# PROBLEM TO WORK ON
Reproduce the listing below exactly, beginning with its first line and ending with the line that holds "const rowsR = categories.map((c, i)"; pictures are not part of the copy.

# LISTING
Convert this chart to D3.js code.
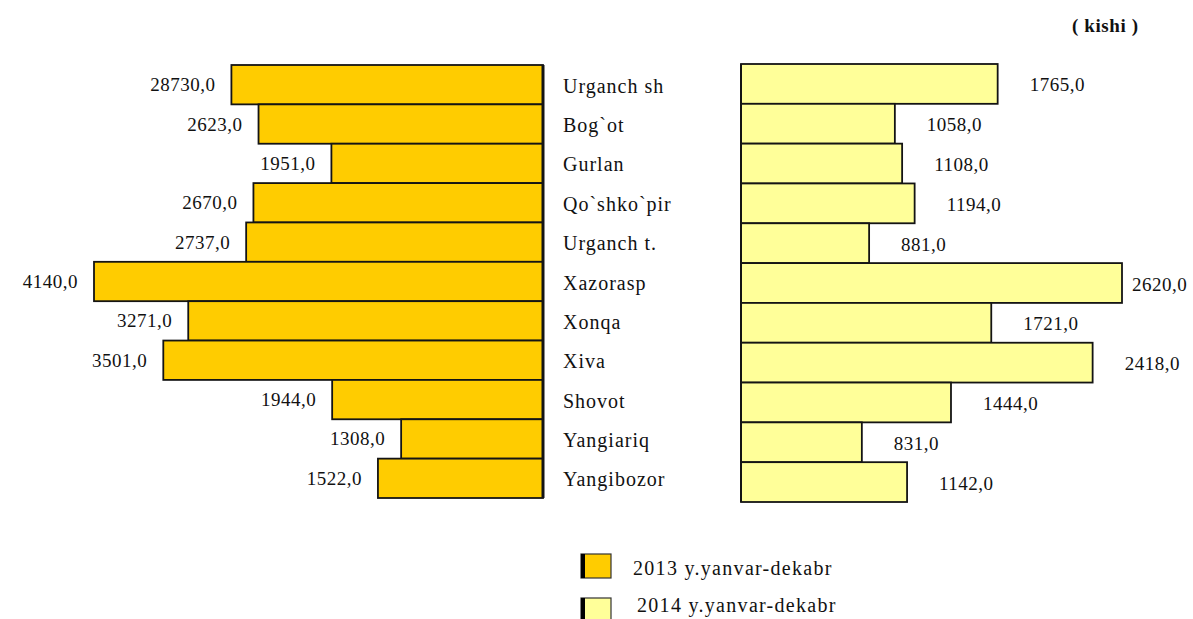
<!DOCTYPE html>
<html>
<head>
<meta charset="utf-8">
<script src="https://cdn.jsdelivr.net/npm/d3@7"></script>
<style>
  html, body { margin: 0; padding: 0; background: #ffffff; }
  svg { display: block; }
  text { font-family: "Liberation Serif", "Times New Roman", serif; fill: #111; }
</style>
</head>
<body>
<svg id="chart" width="1193" height="619"></svg>
<script>
// ---- data ----
const categories = ["Urganch sh", "Bog`ot", "Gurlan", "Qo`shko`pir", "Urganch t.", "Xazorasp", "Xonqa", "Xiva", "Shovot", "Yangiariq", "Yangibozor"];
const values2013 = [2873, 2623, 1951, 2670, 2737, 4140, 3271, 3501, 1944, 1308, 1522];
const labels2013 = ["28730,0", "2623,0", "1951,0", "2670,0", "2737,0", "4140,0", "3271,0", "3501,0", "1944,0", "1308,0", "1522,0"];
const values2014 = [1765, 1058, 1108, 1194, 881, 2620, 1721, 2418, 1444, 831, 1142];
const labels2014 = ["1765,0", "1058,0", "1108,0", "1194,0", "881,0", "2620,0", "1721,0", "2418,0", "1444,0", "831,0", "1142,0"];
const seriesNames = ["2013 y.yanvar-dekabr", "2014 y.yanvar-dekabr"];
const unitLabel = "( kishi )";

// ---- styles ----
const W = 1193, H = 619;
const colL = "#FFCC00", colR = "#FFFF99";
const edge = "#141414";

const svg = d3.select("#chart");
svg.append("rect").attr("width", W).attr("height", H).attr("fill", "#fff");

const yL = d3.scaleBand().domain(categories).range([65, 498]).padding(0);
const yR = d3.scaleBand().domain(categories).range([64, 502]).padding(0);
const xL = d3.scaleLinear().domain([0, 4140]).range([543, 94]);
const xR = d3.scaleLinear().domain([0, 2620]).range([741, 1122]);

const rowsL = categories.map((c, i) => ({ c, v: values2013[i], t: labels2013[i] }));
const rowsR = categories.map((c, i) => ({ c, v: values2014[i], t: labels2014[i] }));

// left bars
svg.append("g").selectAll("rect").data(rowsL).join("rect")
  .attr("x", d => xL(d.v))
  .attr("y", d => yL(d.c))
  .attr("width", d => xL(0) - xL(d.v))
  .attr("height", yL.bandwidth())
  .attr("fill", colL)
  .attr("stroke", edge)
  .attr("stroke-width", 1.8);

// right bars
svg.append("g").selectAll("rect").data(rowsR).join("rect")
  .attr("x", xR(0))
  .attr("y", d => yR(d.c))
  .attr("width", d => xR(d.v) - xR(0))
  .attr("height", yR.bandwidth())
  .attr("fill", colR)
  .attr("stroke", edge)
  .attr("stroke-width", 1.8);

// base edges
svg.append("line").attr("x1", xL(0)).attr("x2", xL(0))
  .attr("y1", yL.range()[0]).attr("y2", yL.range()[1])
  .attr("stroke", edge).attr("stroke-width", 3);
svg.append("line").attr("x1", xR(0)).attr("x2", xR(0))
  .attr("y1", yR.range()[0]).attr("y2", yR.range()[1])
  .attr("stroke", edge).attr("stroke-width", 2);

// left value labels
svg.append("g").selectAll("text").data(rowsL).join("text")
  .attr("x", d => xL(d.v) - 16)
  .attr("y", d => yL(d.c) + yL.bandwidth() / 2)
  .attr("text-anchor", "end")
  .attr("dominant-baseline", "central")
  .style("font-size", "19px")
  .style("letter-spacing", "0.5px")
  .text(d => d.t);

// right value labels
svg.append("g").selectAll("text").data(rowsR).join("text")
  .attr("x", d => Math.min(xR(d.v) + 32, 1132))
  .attr("y", d => yR(d.c) + yR.bandwidth() / 2 + 1)
  .attr("text-anchor", "start")
  .attr("dominant-baseline", "central")
  .style("font-size", "19px")
  .style("letter-spacing", "0.5px")
  .text(d => d.t);

// category labels
svg.append("g").selectAll("text").data(categories).join("text")
  .attr("x", 563)
  .attr("y", d => yL(d) + yL.bandwidth() / 2 + 1)
  .attr("dominant-baseline", "central")
  .style("font-size", "20px")
  .style("letter-spacing", "1px")
  .text(d => d);

// unit label
svg.append("text")
  .attr("x", 1072).attr("y", 25)
  .attr("dominant-baseline", "central")
  .style("font-size", "19px")
  .style("font-weight", "bold")
  .style("letter-spacing", "0.6px")
  .text(unitLabel);

// legend
const legend = svg.append("g");
const legItems = [
  { name: seriesNames[0], fill: colL, y: 554, tx: 633, ty: 568 },
  { name: seriesNames[1], fill: colR, y: 598, tx: 637, ty: 605 }
];
legItems.forEach(it => {
  legend.append("rect").attr("x", 581).attr("y", it.y).attr("width", 30).attr("height", 24)
    .attr("fill", it.fill).attr("stroke", "#333").attr("stroke-width", 1.2);
  legend.append("rect").attr("x", 581).attr("y", it.y).attr("width", 4).attr("height", 24)
    .attr("fill", "#000");
  legend.append("text").attr("x", it.tx).attr("y", it.ty)
    .attr("dominant-baseline", "central")
    .style("font-size", "20px")
    .style("letter-spacing", "1.3px")
    .text(it.name);
});
</script>
</body>
</html>
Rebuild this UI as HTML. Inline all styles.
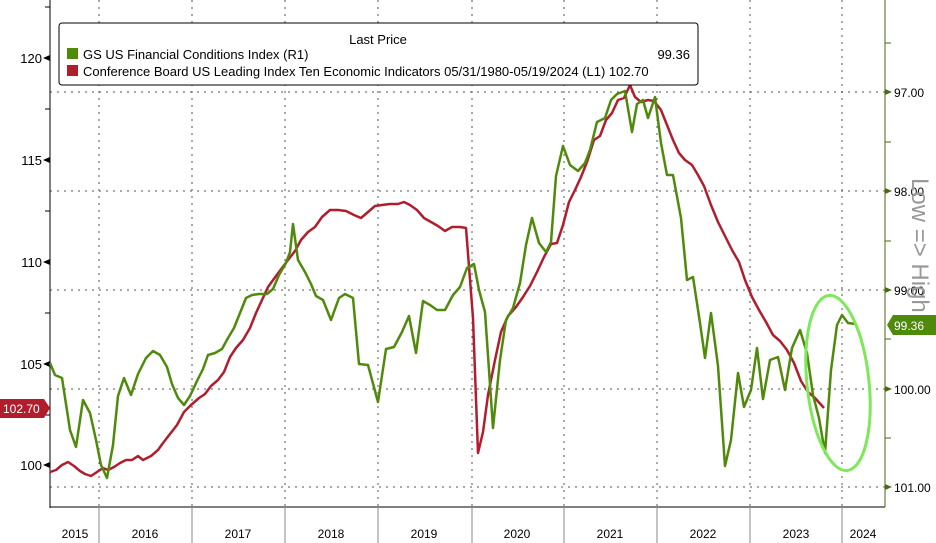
<!DOCTYPE html>
<html><head><meta charset="utf-8"><style>
body{margin:0;background:#fff;}
svg{display:block;font-family:"Liberation Sans",sans-serif;}
</style></head><body>
<svg width="936" height="543" viewBox="0 0 936 543" xmlns="http://www.w3.org/2000/svg">
<rect width="936" height="543" fill="#fff"/>
<g stroke="#555" stroke-width="1" stroke-dasharray="2,5">
<line x1="50" y1="92" x2="885" y2="92"/><line x1="50" y1="191" x2="885" y2="191"/><line x1="50" y1="290" x2="885" y2="290"/><line x1="50" y1="389" x2="885" y2="389"/><line x1="50" y1="487" x2="885" y2="487"/>
<line x1="99" y1="0" x2="99" y2="507"/><line x1="192" y1="0" x2="192" y2="507"/><line x1="285" y1="0" x2="285" y2="507"/><line x1="378" y1="0" x2="378" y2="507"/><line x1="472" y1="0" x2="472" y2="507"/><line x1="564" y1="0" x2="564" y2="507"/><line x1="657" y1="0" x2="657" y2="507"/><line x1="750" y1="0" x2="750" y2="507"/><line x1="842" y1="0" x2="842" y2="507"/>
</g>
<line x1="50" y1="0" x2="50" y2="508" stroke="#000"/>
<line x1="50" y1="507" x2="885" y2="507" stroke="#000"/>
<line x1="885" y1="0" x2="885" y2="507" stroke="#4a6a10"/>
<g stroke="#888"><line x1="99" y1="507" x2="99" y2="543"/><line x1="192" y1="507" x2="192" y2="543"/><line x1="285" y1="507" x2="285" y2="543"/><line x1="378" y1="507" x2="378" y2="543"/><line x1="472" y1="507" x2="472" y2="543"/><line x1="564" y1="507" x2="564" y2="543"/><line x1="657" y1="507" x2="657" y2="543"/><line x1="750" y1="507" x2="750" y2="543"/><line x1="842" y1="507" x2="842" y2="543"/></g>
<g stroke="#000"><line x1="45" y1="7" x2="50" y2="7"/><line x1="45" y1="109" x2="50" y2="109"/><line x1="45" y1="211" x2="50" y2="211"/><line x1="45" y1="313" x2="50" y2="313"/><line x1="45" y1="415" x2="50" y2="415"/></g>
<g fill="#000"><polygon points="43,58 50,55 50,61"/><polygon points="43,160 50,157 50,163"/><polygon points="43,262 50,259 50,265"/><polygon points="43,364 50,361 50,367"/><polygon points="43,465 50,462 50,468"/></g>
<g font-size="13" text-anchor="end" fill="#000"><text x="42" y="63">120</text><text x="42" y="165">115</text><text x="42" y="267">110</text><text x="42" y="369">105</text><text x="42" y="470">100</text></g>
<g stroke="#4a6a10"><line x1="885" y1="43" x2="891" y2="43"/><line x1="885" y1="142" x2="891" y2="142"/><line x1="885" y1="241" x2="891" y2="241"/><line x1="885" y1="339" x2="891" y2="339"/><line x1="885" y1="438" x2="891" y2="438"/></g>
<g fill="#4a6a10"><polygon points="885,89 892,92 885,95"/><polygon points="885,188 892,191 885,194"/><polygon points="885,287 892,290 885,293"/><polygon points="885,386 892,389 885,392"/><polygon points="885,484 892,487 885,490"/></g>
<g font-size="12" fill="#000"><text x="894" y="97">97.00</text><text x="894" y="196">98.00</text><text x="894" y="295">99.00</text><text x="894" y="394">100.00</text><text x="894" y="492">101.00</text></g>
<text transform="translate(912,178) rotate(90)" font-size="24" fill="#999">Low =&gt; High</text>
<g font-size="12" fill="#000" text-anchor="middle"><text x="75" y="538">2015</text><text x="145" y="538">2016</text><text x="238" y="538">2017</text><text x="331" y="538">2018</text><text x="424" y="538">2019</text><text x="517" y="538">2020</text><text x="610" y="538">2021</text><text x="703" y="538">2022</text><text x="796" y="538">2023</text><text x="863" y="538">2024</text></g>
<polyline fill="none" stroke="#b01e2e" stroke-width="2.5" stroke-linejoin="round" points="50,472 56,470 62,465 68,462 74,466 80,471 85,474 91,476 97,472 103,468 108,470 114,467 120,463 126,460 132,460 138,456 143,460 151,456 158,450 163,443 170,434 177,425 184,412 191,405 199,398 205,394 211,386 218,380 224,372 230,357 236,348 243,340 250,328 256,313 262,300 268,287 276,276 282,268 288,260 295,251 301,240 308,232 315,227 322,217 330,210 338,210 346,211 354,215 361,218 368,212 375,206 382,205 390,204 398,204 404,202 410,205 417,210 424,218 431,222 438,226 445,231 452,227 460,227 466,228 473,318 478,453 483,432 488,395 495,360 501,332 508,316 516,307 523,297 530,286 537,272 544,257 551,244 557,243 563,225 569,202 575,190 581,177 587,162 594,140 600,136 606,120 612,113 618,100 624,98 630,85 635,97 641,102 648,100 654,101 661,110 667,125 673,140 679,153 685,160 692,165 698,175 704,186 711,205 718,222 725,236 732,250 739,262 745,280 752,297 759,310 766,322 773,335 780,341 787,350 794,363 801,381 808,392 815,398 824,408"/>
<polyline fill="none" stroke="#4f8a0b" stroke-width="2.5" stroke-linejoin="round" points="50,363 55,375 62,378 70,430 76,447 83,400 90,413 96,440 101,465 107,478 113,445 118,396 124,378 131,395 138,374 146,358 153,351 160,355 167,367 172,384 178,398 184,405 190,396 197,381 203,369 208,355 215,353 222,349 228,338 234,328 238,318 246,298 252,295 259,294 267,294 273,289 279,275 286,263 290,252 293,224 298,260 305,272 311,284 316,296 323,300 331,320 339,298 345,294 353,298 359,364 368,365 378,402 386,349 394,347 402,332 409,316 416,353 423,301 430,305 437,310 445,310 453,295 460,287 467,268 474,264 479,290 485,312 493,428 500,360 506,320 513,308 520,283 526,245 532,218 539,243 546,252 551,242 556,176 563,146 570,165 578,171 585,163 590,150 597,122 605,118 611,100 617,94 625,91 632,132 637,104 643,100 648,118 655,97 661,143 667,175 673,175 681,218 687,280 693,277 700,323 705,358 711,313 718,366 725,466 731,440 738,373 744,407 751,390 757,348 763,399 770,360 778,357 785,390 792,348 800,330 807,353 813,395 819,418 825,453 831,370 837,325 842,315 848,323 856,324"/>
<ellipse cx="838" cy="383" rx="31" ry="88" transform="rotate(-6 838 383)" fill="none" stroke="#7de85a" stroke-width="3"/>
<rect x="59" y="23" width="639" height="62" rx="3" fill="#fff" stroke="#000"/>
<text x="378" y="44" font-size="13" text-anchor="middle">Last Price</text>
<rect x="67" y="48" width="11" height="11" fill="#4f8a0b"/>
<rect x="67" y="65" width="11" height="11" fill="#b01e2e"/>
<text x="83" y="59" font-size="13">GS US Financial Conditions Index  (R1)</text>
<text x="83" y="76" font-size="13">Conference Board US Leading Index Ten Economic Indicators 05/31/1980-05/19/2024  (L1) 102.70</text>
<text x="690" y="59" font-size="13" text-anchor="end">99.36</text>
<polygon points="0,399 44,399 50,408 44,418 0,418" fill="#b01e2e"/>
<text x="3" y="413" font-size="12" fill="#fff">102.70</text>
<polygon points="887,325 893,315 936,315 936,335 893,335" fill="#4f8a0b"/>
<text x="894" y="330" font-size="12" fill="#fff">99.36</text>
</svg>
</body></html>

# RESPONSE BELOW
Convert this chart to D3.js code.
<!DOCTYPE html>
<html>
<head>
<meta charset="utf-8">
<script src="https://cdn.jsdelivr.net/npm/d3@7"></script>
<style>
  html, body { margin: 0; padding: 0; background: #ffffff; }
  svg { display: block; }
  text { font-family: "Liberation Serif", "Times New Roman", serif; fill: #111; }
</style>
</head>
<body>
<svg id="chart" width="1193" height="619"></svg>
<script>
// ---- data ----
const categories = ["Urganch sh", "Bog`ot", "Gurlan", "Qo`shko`pir", "Urganch t.", "Xazorasp", "Xonqa", "Xiva", "Shovot", "Yangiariq", "Yangibozor"];
const values2013 = [2873, 2623, 1951, 2670, 2737, 4140, 3271, 3501, 1944, 1308, 1522];
const labels2013 = ["28730,0", "2623,0", "1951,0", "2670,0", "2737,0", "4140,0", "3271,0", "3501,0", "1944,0", "1308,0", "1522,0"];
const values2014 = [1765, 1058, 1108, 1194, 881, 2620, 1721, 2418, 1444, 831, 1142];
const labels2014 = ["1765,0", "1058,0", "1108,0", "1194,0", "881,0", "2620,0", "1721,0", "2418,0", "1444,0", "831,0", "1142,0"];
const seriesNames = ["2013 y.yanvar-dekabr", "2014 y.yanvar-dekabr"];
const unitLabel = "( kishi )";

// ---- styles ----
const W = 1193, H = 619;
const colL = "#FFCC00", colR = "#FFFF99";
const edge = "#141414";

const svg = d3.select("#chart");
svg.append("rect").attr("width", W).attr("height", H).attr("fill", "#fff");

const yL = d3.scaleBand().domain(categories).range([65, 498]).padding(0);
const yR = d3.scaleBand().domain(categories).range([64, 502]).padding(0);
const xL = d3.scaleLinear().domain([0, 4140]).range([543, 94]);
const xR = d3.scaleLinear().domain([0, 2620]).range([741, 1122]);

const rowsL = categories.map((c, i) => ({ c, v: values2013[i], t: labels2013[i] }));
const rowsR = categories.map((c, i) => ({ c, v: values2014[i], t: labels2014[i] }));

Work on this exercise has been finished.